La famille d’une jeune chercheuse, morte lundi 17 juin de la maladie de Creutzfeldt-Jakob, a porté plainte contre l’Institut national de la recherche agronomique (INRA) où elle avait travaillé et où elle aurait été contaminée, en 2010, par un prion responsable de cette maladie. L’affaire a été révélée, vendredi 21 juin, par Mediapart et confirmée par les avocats de la famille comme par l’INRA, qui affirmait, vendredi soir, que « tous les éléments relatifs à l’accident et aux mesures de sécurité seront communiqués aux autorités sanitaires et à la justice ».

L’accident qui pourrait être à l’origine de la contamination remonte à 2010, lorsque la jeune femme travaillait en CDD à l’unité de virologie et immunologie moléculaire (VIM) de Jouy-en-Josas, un laboratoire sécurisé de type P3 spécialisé dans l’étude des prions. Ces agents infectieux sont hautement pathogènes : l’un des variants est responsable de la maladie de Creutzfeldt-Jakob, forme humaine de la maladie dite de la « vache folle ».

Tissus contaminés

Le 31 mai 2010, la jeune femme, assistante-ingénieure âgée de 24 ans, participait à des études sur la neurotoxicité de ces agents pathogènes sur différentes lignées de souris transgéniques. Elle s’est alors piqué le pouce droit avec une pince, qui a traversé ses deux gants en latex et entraîné un saignement. Dans la « déclaration d’accident de service » rédigée le même jour, il est précisé que la « plaie saignante » a été soignée après contact téléphonique avec l’infirmière du centre, le médecin étant absent.

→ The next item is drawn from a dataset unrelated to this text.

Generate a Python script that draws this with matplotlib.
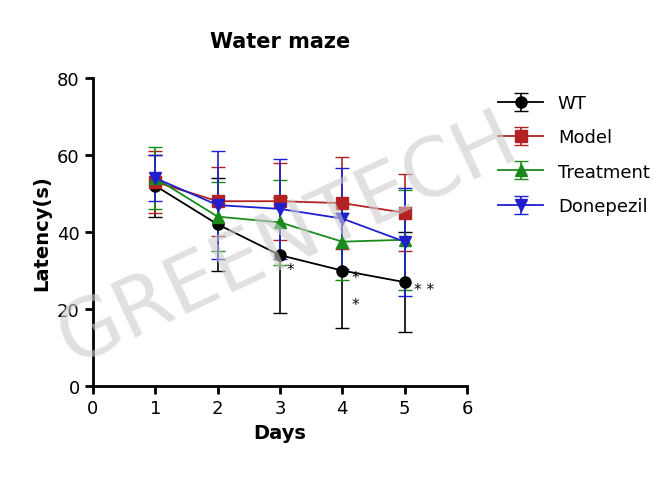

Toutes les précautions ont-elles été prises pour prévenir puis prendre en charge une éventuelle infection ? C’est ce que demandent les avocats de la famille d’Emilie J., Marc et Julien Bensimhon, qui soulèvent quatre questions précises :

  • la jeune femme avait-elle bénéficié de la formation nécessaire face au risque de contamination ;
  • était-elle équipée des gants anticoupures qui auraient pu prévenir l’accident ;
  • le protocole qui impose une décontamination sur place et immédiate a-t-il été respecté ;
  • l’INRA a-t-il veillé à la santé de la jeune femme après cet incident ?

« Nous avons décidé de porter cette affaire sur le terrain médiatique parce que l’INRA s’est désintéressé du sujet », soutient Marc Bensimhon.

« Rien à cacher »

L’INRA, qui ne conteste pas la survenue de l’accident en 2010, a rendu public vendredi un communiqué où l’organisme, qui est placé sous la double tutelle du ministère de l’agriculture et de la recherche, déclare « sa grande tristesse » face au décès de l’ancienne chercheuse, qui avait travaillé à Jouy-en-Josas jusqu’en 2012. « L’INRA a répondu à la famille et aux autorités sanitaires en transmettant les pièces qui étaient demandées, et réaffirme son engagement de transparence », lit-on dans le communiqué. « On n’a rien à cacher, on veut comprendre », rapporte-t-on à la direction de l’organisme.

Parallèlement à la plainte au pénal pour « homicide involontaire » et « mise en danger de la vie d’autrui » déposée à Versailles – où le parquet examine l’opportunité d’ouvrir une enquête, selon l’Agence France-Presse – une enquête administrative est lancée. A la direction de l’INRA, on précise qu’une enquête sanitaire a aussi été confiée à Santé publique France.

L’INRA va, par ailleurs, « contribuer à la mission confiée par la ministre de la recherche à l’Inspection générale de l’administration de l’éducation nationale et de la recherche et à l’Inspection santé et sécurité au travail, destinée à évaluer les mesures de sécurité dans les laboratoires de recherche sur les prions ».